Ich weiß, Du denkst ungern daran zurück…

an diese schlimme Stunde, Du ungleich Runde, aber es war Dein größter Erfolg. Da wollte Dich ein Pflanzkartoffelfabrikant – Motto: „Europlant züchtet Erfolg“ – Ende 2004 vom Markt nehmen, weil dessen Rechte nach 30 Jahren ausliefen. Obwohl Du bei mehr als 300 zugelassenen Arten einen Marktanteil von 1,4 Prozent er reicht hattest, Verbraucherliebling warst. Aber, pah: Bio-Bauern, Slow-Food-Bewegung und „Tagesthemen“- Moderator Ulrich Wickert kämpften für Dich. Für Dein saftig gelbes Inneres mit dem cremigen Aroma, leicht buttrig, leicht süß, intensiv und doch fein. Für Deine vielfältigen Einsatzmöglichkeiten: in der Suppe, mit Petersilie, als luftiger Stampf oder deftige Bratkartoffel.

Mehr Vitamin C als ein Apfel

Lediglich für Klöße taugtest Du festkochender Erdapfel nur bedingt.

Da musste man Dich schon lange lagern, bis Du mehlig wurdest – und meist warst Du vorher schon verzehrt. Jedenfalls: Um Dich wurde gekämpft. Weil Du eben nicht wässrig warst, nicht geschmacklos, kein Supermarktstandard, kein Industriediktat. Sondern ein Beispiel für Tradition und Vielfalt, in dem mehr Vitamin C steckt als in einem Apfel. Eben die eine.

Und dann, zack: Kartoffel des Jahres 2007!
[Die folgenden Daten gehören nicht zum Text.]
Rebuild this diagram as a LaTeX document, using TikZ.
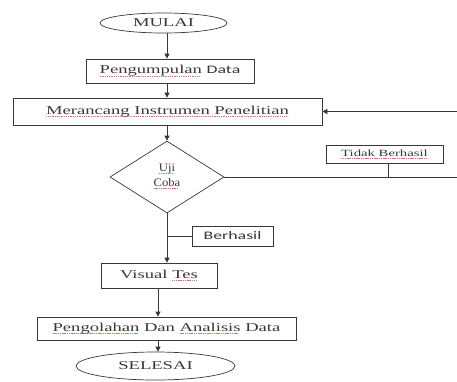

Und dann, boing: Wiederzulassung! Tja, und das ist der Haken. Diese Wiederzulassung erteilte das britische Sortenschutzamt im Vereinigten Königreich. Was 2009 bedeutete, dass Du in allen EU-Ländern wieder als Saatgut genutzt werden durftest. Nur, was das 2017 bedeutet, weiß niemand. Es gibt Fotos von Premierministerin Theresa May, auf denen sie mit einem ganz und gar nicht lieblichen Gesichtsausdruck eine Tüte Pommes in der Hand hält. Ich will nicht in Panik verfallen, aber... Sag mal, alte Knolle, wie lang lässt Du Dich kühl und trocken lagern?